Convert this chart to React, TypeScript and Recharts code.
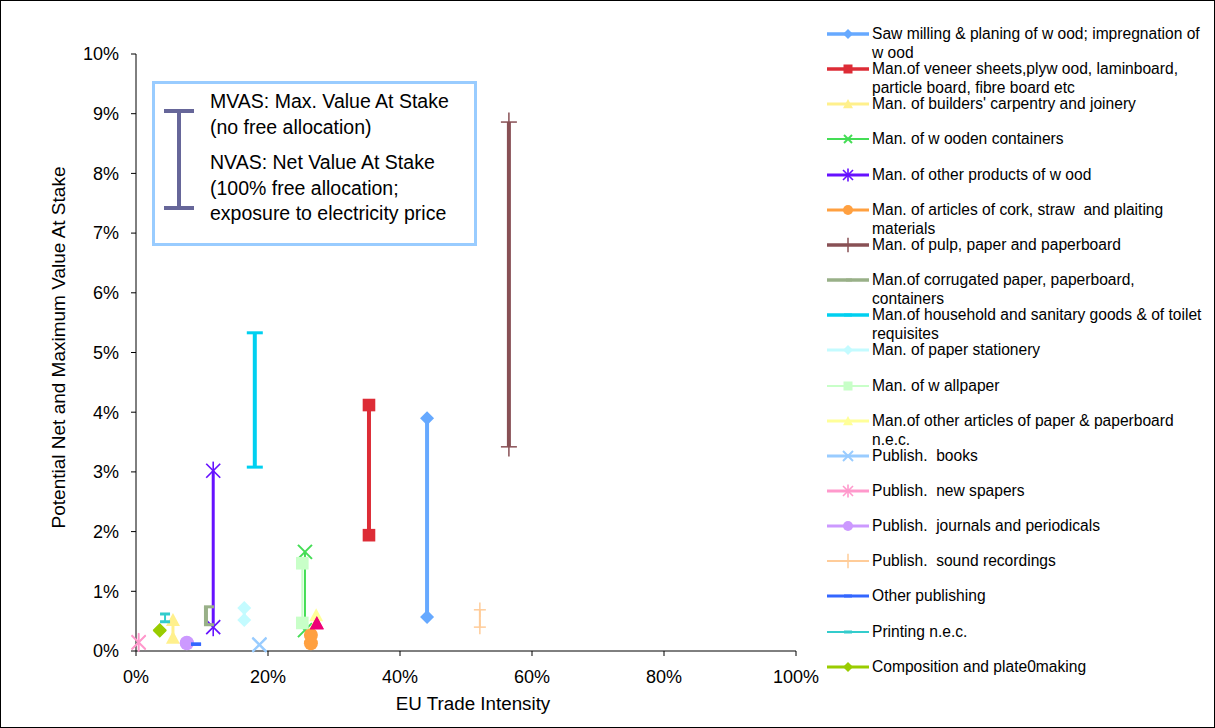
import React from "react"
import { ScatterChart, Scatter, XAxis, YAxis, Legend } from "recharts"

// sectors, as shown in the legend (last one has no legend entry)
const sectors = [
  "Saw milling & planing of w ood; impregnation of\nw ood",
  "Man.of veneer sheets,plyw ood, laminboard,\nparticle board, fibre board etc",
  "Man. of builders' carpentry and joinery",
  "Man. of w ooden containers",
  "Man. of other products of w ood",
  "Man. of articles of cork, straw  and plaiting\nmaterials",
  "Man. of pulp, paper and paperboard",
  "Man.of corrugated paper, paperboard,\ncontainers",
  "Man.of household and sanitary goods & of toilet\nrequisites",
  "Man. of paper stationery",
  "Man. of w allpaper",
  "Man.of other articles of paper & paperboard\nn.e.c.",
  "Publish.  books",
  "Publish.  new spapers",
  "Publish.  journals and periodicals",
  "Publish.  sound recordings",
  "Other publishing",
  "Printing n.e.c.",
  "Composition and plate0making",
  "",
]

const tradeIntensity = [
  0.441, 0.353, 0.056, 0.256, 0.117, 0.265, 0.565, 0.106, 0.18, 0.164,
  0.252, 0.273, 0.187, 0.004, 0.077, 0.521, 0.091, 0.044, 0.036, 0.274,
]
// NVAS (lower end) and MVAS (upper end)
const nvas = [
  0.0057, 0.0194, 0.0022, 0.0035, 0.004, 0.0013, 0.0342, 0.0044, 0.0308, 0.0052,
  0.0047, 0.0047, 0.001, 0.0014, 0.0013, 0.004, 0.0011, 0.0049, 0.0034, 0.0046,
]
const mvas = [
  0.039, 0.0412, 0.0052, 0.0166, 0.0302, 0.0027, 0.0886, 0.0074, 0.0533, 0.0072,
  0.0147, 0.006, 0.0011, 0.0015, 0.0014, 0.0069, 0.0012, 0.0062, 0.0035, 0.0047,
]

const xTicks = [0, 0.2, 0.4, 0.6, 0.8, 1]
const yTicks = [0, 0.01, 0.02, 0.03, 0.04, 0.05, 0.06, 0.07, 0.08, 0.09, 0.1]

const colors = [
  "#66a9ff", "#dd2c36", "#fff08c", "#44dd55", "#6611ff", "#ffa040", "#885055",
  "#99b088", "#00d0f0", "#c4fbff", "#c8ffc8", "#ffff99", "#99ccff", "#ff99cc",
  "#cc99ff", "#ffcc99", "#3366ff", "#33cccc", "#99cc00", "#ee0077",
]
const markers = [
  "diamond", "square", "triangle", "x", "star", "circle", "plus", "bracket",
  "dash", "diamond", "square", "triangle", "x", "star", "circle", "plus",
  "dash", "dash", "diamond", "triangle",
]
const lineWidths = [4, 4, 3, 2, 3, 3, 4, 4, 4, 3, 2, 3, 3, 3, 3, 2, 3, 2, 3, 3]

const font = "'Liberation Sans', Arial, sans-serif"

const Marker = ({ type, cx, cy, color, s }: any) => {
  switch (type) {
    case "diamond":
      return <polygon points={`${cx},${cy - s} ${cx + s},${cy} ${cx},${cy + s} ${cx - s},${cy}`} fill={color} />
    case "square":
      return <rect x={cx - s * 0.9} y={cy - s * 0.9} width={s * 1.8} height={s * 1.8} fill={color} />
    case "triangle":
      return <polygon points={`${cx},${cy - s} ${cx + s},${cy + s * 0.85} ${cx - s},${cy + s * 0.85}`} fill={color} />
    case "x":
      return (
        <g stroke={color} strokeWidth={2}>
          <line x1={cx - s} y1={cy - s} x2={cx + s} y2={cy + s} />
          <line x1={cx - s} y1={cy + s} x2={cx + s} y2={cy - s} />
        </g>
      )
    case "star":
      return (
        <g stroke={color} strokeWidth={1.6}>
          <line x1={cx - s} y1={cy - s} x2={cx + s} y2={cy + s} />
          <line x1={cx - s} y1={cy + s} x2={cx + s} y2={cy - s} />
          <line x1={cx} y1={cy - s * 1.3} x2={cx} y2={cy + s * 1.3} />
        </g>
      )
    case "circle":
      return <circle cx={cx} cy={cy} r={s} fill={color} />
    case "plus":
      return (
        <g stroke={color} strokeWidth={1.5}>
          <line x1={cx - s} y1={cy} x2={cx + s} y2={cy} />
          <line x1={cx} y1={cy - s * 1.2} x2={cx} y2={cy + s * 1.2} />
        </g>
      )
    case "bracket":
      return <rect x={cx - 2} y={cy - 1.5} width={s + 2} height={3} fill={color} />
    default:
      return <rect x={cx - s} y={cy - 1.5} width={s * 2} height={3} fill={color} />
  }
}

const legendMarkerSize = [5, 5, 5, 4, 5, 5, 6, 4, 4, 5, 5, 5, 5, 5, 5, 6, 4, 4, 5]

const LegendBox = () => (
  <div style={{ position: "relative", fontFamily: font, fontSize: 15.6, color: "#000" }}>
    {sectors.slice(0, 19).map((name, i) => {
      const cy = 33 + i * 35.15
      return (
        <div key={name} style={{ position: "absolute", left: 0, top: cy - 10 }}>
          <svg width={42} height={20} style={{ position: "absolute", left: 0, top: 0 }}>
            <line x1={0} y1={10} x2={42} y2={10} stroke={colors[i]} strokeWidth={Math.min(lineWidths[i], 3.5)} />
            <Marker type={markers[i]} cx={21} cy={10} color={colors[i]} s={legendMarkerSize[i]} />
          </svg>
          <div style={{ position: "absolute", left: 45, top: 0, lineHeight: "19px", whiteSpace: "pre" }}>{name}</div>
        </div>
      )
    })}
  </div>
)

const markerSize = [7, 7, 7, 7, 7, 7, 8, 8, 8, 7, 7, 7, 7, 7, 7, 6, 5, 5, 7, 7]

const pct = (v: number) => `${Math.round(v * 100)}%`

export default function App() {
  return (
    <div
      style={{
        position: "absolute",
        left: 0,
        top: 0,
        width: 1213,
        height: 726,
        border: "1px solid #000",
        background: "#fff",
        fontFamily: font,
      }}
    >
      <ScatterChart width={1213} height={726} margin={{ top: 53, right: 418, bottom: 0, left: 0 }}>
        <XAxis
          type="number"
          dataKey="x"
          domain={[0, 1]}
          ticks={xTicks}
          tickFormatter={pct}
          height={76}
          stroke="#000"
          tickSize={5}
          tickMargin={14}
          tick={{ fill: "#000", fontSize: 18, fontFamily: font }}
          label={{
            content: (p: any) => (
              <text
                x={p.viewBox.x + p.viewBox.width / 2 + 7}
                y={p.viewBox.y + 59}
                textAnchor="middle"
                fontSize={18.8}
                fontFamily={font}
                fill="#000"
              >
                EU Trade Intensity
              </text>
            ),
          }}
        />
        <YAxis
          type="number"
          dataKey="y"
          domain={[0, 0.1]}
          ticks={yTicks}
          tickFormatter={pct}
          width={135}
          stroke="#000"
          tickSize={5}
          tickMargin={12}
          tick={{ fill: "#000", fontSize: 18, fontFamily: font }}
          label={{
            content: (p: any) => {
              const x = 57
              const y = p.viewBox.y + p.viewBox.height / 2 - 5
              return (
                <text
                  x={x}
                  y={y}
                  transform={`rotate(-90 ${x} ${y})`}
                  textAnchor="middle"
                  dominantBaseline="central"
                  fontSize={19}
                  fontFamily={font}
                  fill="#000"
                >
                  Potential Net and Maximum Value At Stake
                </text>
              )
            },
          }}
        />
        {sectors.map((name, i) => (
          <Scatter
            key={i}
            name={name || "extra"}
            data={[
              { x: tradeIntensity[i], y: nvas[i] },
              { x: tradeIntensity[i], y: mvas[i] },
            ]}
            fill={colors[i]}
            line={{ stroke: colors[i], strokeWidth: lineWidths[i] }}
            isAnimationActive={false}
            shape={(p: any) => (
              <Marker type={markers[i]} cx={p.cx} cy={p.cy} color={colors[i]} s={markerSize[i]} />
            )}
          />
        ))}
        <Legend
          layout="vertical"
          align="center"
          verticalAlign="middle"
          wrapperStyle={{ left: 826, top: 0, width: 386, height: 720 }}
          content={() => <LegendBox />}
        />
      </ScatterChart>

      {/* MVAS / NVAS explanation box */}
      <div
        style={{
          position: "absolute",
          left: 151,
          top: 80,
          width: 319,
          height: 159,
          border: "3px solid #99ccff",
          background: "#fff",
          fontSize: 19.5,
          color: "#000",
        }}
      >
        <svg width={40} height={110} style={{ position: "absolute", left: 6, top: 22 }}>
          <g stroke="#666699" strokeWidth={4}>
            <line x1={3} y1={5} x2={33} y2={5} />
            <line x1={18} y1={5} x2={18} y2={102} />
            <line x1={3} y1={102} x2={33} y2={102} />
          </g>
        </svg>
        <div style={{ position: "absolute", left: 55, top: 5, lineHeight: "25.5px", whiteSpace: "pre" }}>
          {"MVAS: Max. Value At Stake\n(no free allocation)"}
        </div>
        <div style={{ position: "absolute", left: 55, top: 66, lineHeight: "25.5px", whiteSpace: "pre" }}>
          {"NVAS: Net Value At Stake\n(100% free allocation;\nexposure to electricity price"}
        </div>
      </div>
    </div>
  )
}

----------

• _What you have to do_: Please reproduce the listing exactly from its opening line through the line that contains "0.08, 0.09, 0.1]", both included, with all pictures omitted.

• _Written solution_:
Convert this chart to React, TypeScript and Recharts code.
import React from "react"
import { ScatterChart, Scatter, XAxis, YAxis, Legend } from "recharts"

// sectors, as shown in the legend (last one has no legend entry)
const sectors = [
  "Saw milling & planing of w ood; impregnation of\nw ood",
  "Man.of veneer sheets,plyw ood, laminboard,\nparticle board, fibre board etc",
  "Man. of builders' carpentry and joinery",
  "Man. of w ooden containers",
  "Man. of other products of w ood",
  "Man. of articles of cork, straw  and plaiting\nmaterials",
  "Man. of pulp, paper and paperboard",
  "Man.of corrugated paper, paperboard,\ncontainers",
  "Man.of household and sanitary goods & of toilet\nrequisites",
  "Man. of paper stationery",
  "Man. of w allpaper",
  "Man.of other articles of paper & paperboard\nn.e.c.",
  "Publish.  books",
  "Publish.  new spapers",
  "Publish.  journals and periodicals",
  "Publish.  sound recordings",
  "Other publishing",
  "Printing n.e.c.",
  "Composition and plate0making",
  "",
]

const tradeIntensity = [
  0.441, 0.353, 0.056, 0.256, 0.117, 0.265, 0.565, 0.106, 0.18, 0.164,
  0.252, 0.273, 0.187, 0.004, 0.077, 0.521, 0.091, 0.044, 0.036, 0.274,
]
// NVAS (lower end) and MVAS (upper end)
const nvas = [
  0.0057, 0.0194, 0.0022, 0.0035, 0.004, 0.0013, 0.0342, 0.0044, 0.0308, 0.0052,
  0.0047, 0.0047, 0.001, 0.0014, 0.0013, 0.004, 0.0011, 0.0049, 0.0034, 0.0046,
]
const mvas = [
  0.039, 0.0412, 0.0052, 0.0166, 0.0302, 0.0027, 0.0886, 0.0074, 0.0533, 0.0072,
  0.0147, 0.006, 0.0011, 0.0015, 0.0014, 0.0069, 0.0012, 0.0062, 0.0035, 0.0047,
]

const xTicks = [0, 0.2, 0.4, 0.6, 0.8, 1]
const yTicks = [0, 0.01, 0.02, 0.03, 0.04, 0.05, 0.06, 0.07, 0.08, 0.09, 0.1]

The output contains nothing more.